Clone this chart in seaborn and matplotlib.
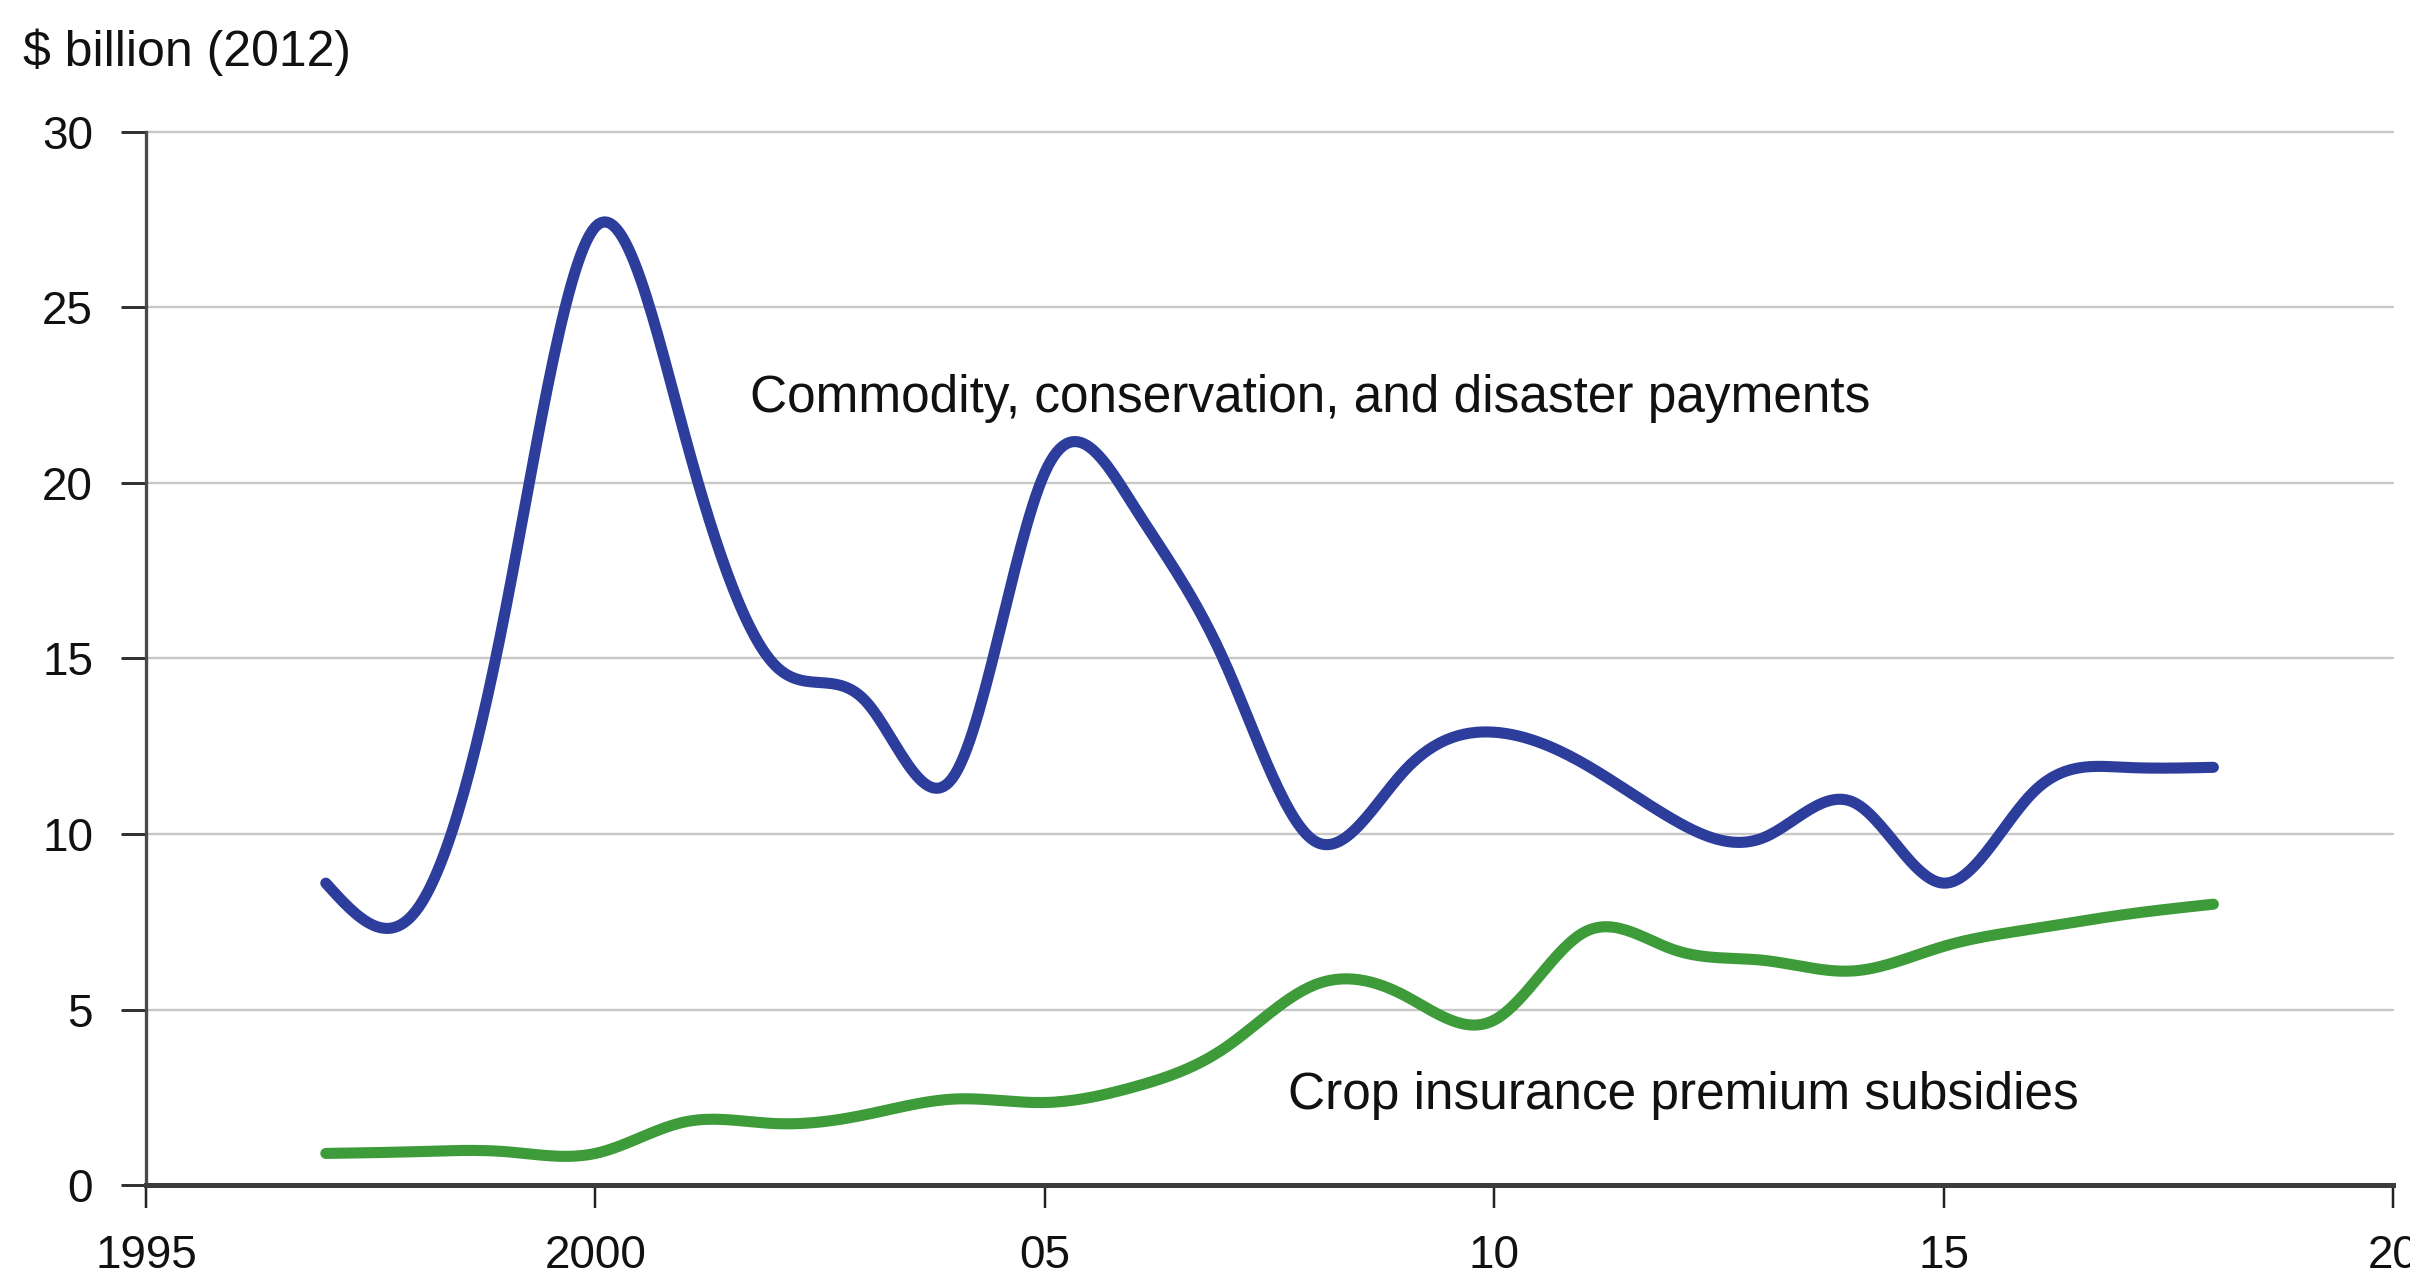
import numpy as np
import pandas as pd
import matplotlib
matplotlib.use("Agg")
import matplotlib.pyplot as plt
import seaborn as sns

# Annual values, $ billion (2012 dollars)
years = list(range(1997, 2019))
commodity = [8.6, 7.8, 16.4, 27.3, 21.3, 14.8, 13.8, 11.7, 20.3, 19.3, 14.9, 9.8,
             11.8, 12.9, 12.0, 10.4, 9.9, 10.9, 8.6, 11.2, 11.9, 11.9]
insurance = [0.9, 0.95, 0.95, 0.9, 1.8, 1.75, 2.0, 2.45, 2.35, 2.8, 3.9, 5.7,
             5.4, 4.7, 7.2, 6.7, 6.4, 6.1, 6.8, 7.3, 7.7, 8.0]
series_names = ["Commodity, conservation, and disaster payments",
                "Crop insurance premium subsidies"]
series_colors = ["#2C3D9C", "#3E9B3A"]
x_ticks = [1995, 2000, 2005, 2010, 2015, 2020]
x_tick_labels = ["1995", "2000", "05", "10", "15", "20"]
y_ticks = [0, 5, 10, 15, 20, 25, 30]

PX = 72 / 100  # pixels -> points at 100 dpi


def natural_spline(x, y, steps=30):
    """Natural cubic spline through the yearly points, for a smooth line."""
    x = np.asarray(x, float)
    y = np.asarray(y, float)
    n = len(x)
    h = np.diff(x)
    A = np.zeros((n, n))
    b = np.zeros(n)
    A[0, 0] = A[-1, -1] = 1.0
    for i in range(1, n - 1):
        A[i, i - 1] = h[i - 1]
        A[i, i] = 2 * (h[i - 1] + h[i])
        A[i, i + 1] = h[i]
        b[i] = 3 * ((y[i + 1] - y[i]) / h[i] - (y[i] - y[i - 1]) / h[i - 1])
    c = np.linalg.solve(A, b)
    xs, ys = [], []
    for i in range(n - 1):
        bi = (y[i + 1] - y[i]) / h[i] - h[i] * (2 * c[i] + c[i + 1]) / 3
        di = (c[i + 1] - c[i]) / (3 * h[i])
        t = np.linspace(0, h[i], steps, endpoint=False)
        xs.append(x[i] + t)
        ys.append(y[i] + bi * t + c[i] * t**2 + di * t**3)
    xs.append([x[-1]])
    ys.append([y[-1]])
    return np.concatenate(xs), np.concatenate(ys)


frames = []
for name, vals in zip(series_names, [commodity, insurance]):
    sx, sy = natural_spline(years, vals)
    frames.append(pd.DataFrame({"year": sx, "value": sy, "series": name}))
df = pd.concat(frames, ignore_index=True)

sns.set_theme(style="white")
plt.rcParams["font.family"] = ["Liberation Sans", "DejaVu Sans"]

fig = plt.figure(figsize=(24.1, 12.84), dpi=100)
ax = fig.add_axes([0.0606, 0.0771, 0.9324, 0.8201])

# light horizontal reference lines
for yv in y_ticks[1:]:
    ax.axhline(yv, color="#c8c8c8", lw=2.4 * PX, zorder=0, clip_on=False)

sns.lineplot(data=df, x="year", y="value", hue="series", palette=series_colors,
             hue_order=series_names, estimator=None, sort=False, linewidth=8,
             legend=False, ax=ax, zorder=3)

ax.set_xlim(1995, 2020)
ax.set_ylim(0, 30)
ax.set_xticks(x_ticks)
ax.set_xticklabels(x_tick_labels)
ax.set_yticks(y_ticks)
ax.set_xlabel("")
ax.set_ylabel("")

for side in ["top", "right"]:
    ax.spines[side].set_visible(False)
ax.spines["left"].set_color("#4a4a4a")
ax.spines["left"].set_linewidth(3.3 * PX)
ax.spines["bottom"].set_color("#3c3c3c")
ax.spines["bottom"].set_linewidth(5 * PX)
ax.spines["bottom"].set_zorder(4)

ax.tick_params(axis="y", direction="out", length=25 * PX, width=3 * PX,
               color="#333333", pad=28 * PX, labelsize=33, labelcolor="#111111",
               left=True)
ax.tick_params(axis="x", direction="out", length=23 * PX, width=2.5 * PX,
               color="#222222", pad=26 * PX, labelsize=33, labelcolor="#111111",
               bottom=True)

ax.text(2001.72, 22.4, series_names[0], fontsize=37, color="#111111",
        ha="left", va="center")
ax.text(2007.7, 2.55, series_names[1], fontsize=37, color="#111111",
        ha="left", va="center")

fig.text(23 / 2410, 1 - 52 / 1284, "$ billion (2012)", fontsize=36,
         color="#111111", ha="left", va="center")

fig.savefig("out.png", dpi=100, facecolor="white")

What is expected:
Pictures in the data above should not be copied; transcribe everything else exactly.

Result of the exercise:
Clone this chart in seaborn and matplotlib.
import numpy as np
import pandas as pd
import matplotlib
matplotlib.use("Agg")
import matplotlib.pyplot as plt
import seaborn as sns

# Annual values, $ billion (2012 dollars)
years = list(range(1997, 2019))
commodity = [8.6, 7.8, 16.4, 27.3, 21.3, 14.8, 13.8, 11.7, 20.3, 19.3, 14.9, 9.8,
             11.8, 12.9, 12.0, 10.4, 9.9, 10.9, 8.6, 11.2, 11.9, 11.9]
insurance = [0.9, 0.95, 0.95, 0.9, 1.8, 1.75, 2.0, 2.45, 2.35, 2.8, 3.9, 5.7,
             5.4, 4.7, 7.2, 6.7, 6.4, 6.1, 6.8, 7.3, 7.7, 8.0]
series_names = ["Commodity, conservation, and disaster payments",
                "Crop insurance premium subsidies"]
series_colors = ["#2C3D9C", "#3E9B3A"]
x_ticks = [1995, 2000, 2005, 2010, 2015, 2020]
x_tick_labels = ["1995", "2000", "05", "10", "15", "20"]
y_ticks = [0, 5, 10, 15, 20, 25, 30]

PX = 72 / 100  # pixels -> points at 100 dpi


def natural_spline(x, y, steps=30):
    """Natural cubic spline through the yearly points, for a smooth line."""
    x = np.asarray(x, float)
    y = np.asarray(y, float)
    n = len(x)
    h = np.diff(x)
    A = np.zeros((n, n))
    b = np.zeros(n)
    A[0, 0] = A[-1, -1] = 1.0
    for i in range(1, n - 1):
        A[i, i - 1] = h[i - 1]
        A[i, i] = 2 * (h[i - 1] + h[i])
        A[i, i + 1] = h[i]
        b[i] = 3 * ((y[i + 1] - y[i]) / h[i] - (y[i] - y[i - 1]) / h[i - 1])
    c = np.linalg.solve(A, b)
    xs, ys = [], []
    for i in range(n - 1):
        bi = (y[i + 1] - y[i]) / h[i] - h[i] * (2 * c[i] + c[i + 1]) / 3
        di = (c[i + 1] - c[i]) / (3 * h[i])
        t = np.linspace(0, h[i], steps, endpoint=False)
        xs.append(x[i] + t)
        ys.append(y[i] + bi * t + c[i] * t**2 + di * t**3)
    xs.append([x[-1]])
    ys.append([y[-1]])
    return np.concatenate(xs), np.concatenate(ys)


frames = []
for name, vals in zip(series_names, [commodity, insurance]):
    sx, sy = natural_spline(years, vals)
    frames.append(pd.DataFrame({"year": sx, "value": sy, "series": name}))
df = pd.concat(frames, ignore_index=True)

sns.set_theme(style="white")
plt.rcParams["font.family"] = ["Liberation Sans", "DejaVu Sans"]

fig = plt.figure(figsize=(24.1, 12.84), dpi=100)
ax = fig.add_axes([0.0606, 0.0771, 0.9324, 0.8201])

# light horizontal reference lines
for yv in y_ticks[1:]:
    ax.axhline(yv, color="#c8c8c8", lw=2.4 * PX, zorder=0, clip_on=False)

sns.lineplot(data=df, x="year", y="value", hue="series", palette=series_colors,
             hue_order=series_names, estimator=None, sort=False, linewidth=8,
             legend=False, ax=ax, zorder=3)

ax.set_xlim(1995, 2020)
ax.set_ylim(0, 30)
ax.set_xticks(x_ticks)
ax.set_xticklabels(x_tick_labels)
ax.set_yticks(y_ticks)
ax.set_xlabel("")
ax.set_ylabel("")

for side in ["top", "right"]:
    ax.spines[side].set_visible(False)
ax.spines["left"].set_color("#4a4a4a")
ax.spines["left"].set_linewidth(3.3 * PX)
ax.spines["bottom"].set_color("#3c3c3c")
ax.spines["bottom"].set_linewidth(5 * PX)
ax.spines["bottom"].set_zorder(4)

ax.tick_params(axis="y", direction="out", length=25 * PX, width=3 * PX,
               color="#333333", pad=28 * PX, labelsize=33, labelcolor="#111111",
               left=True)
ax.tick_params(axis="x", direction="out", length=23 * PX, width=2.5 * PX,
               color="#222222", pad=26 * PX, labelsize=33, labelcolor="#111111",
               bottom=True)

ax.text(2001.72, 22.4, series_names[0], fontsize=37, color="#111111",
        ha="left", va="center")
ax.text(2007.7, 2.55, series_names[1], fontsize=37, color="#111111",
        ha="left", va="center")

fig.text(23 / 2410, 1 - 52 / 1284, "$ billion (2012)", fontsize=36,
         color="#111111", ha="left", va="center")

fig.savefig("out.png", dpi=100, facecolor="white")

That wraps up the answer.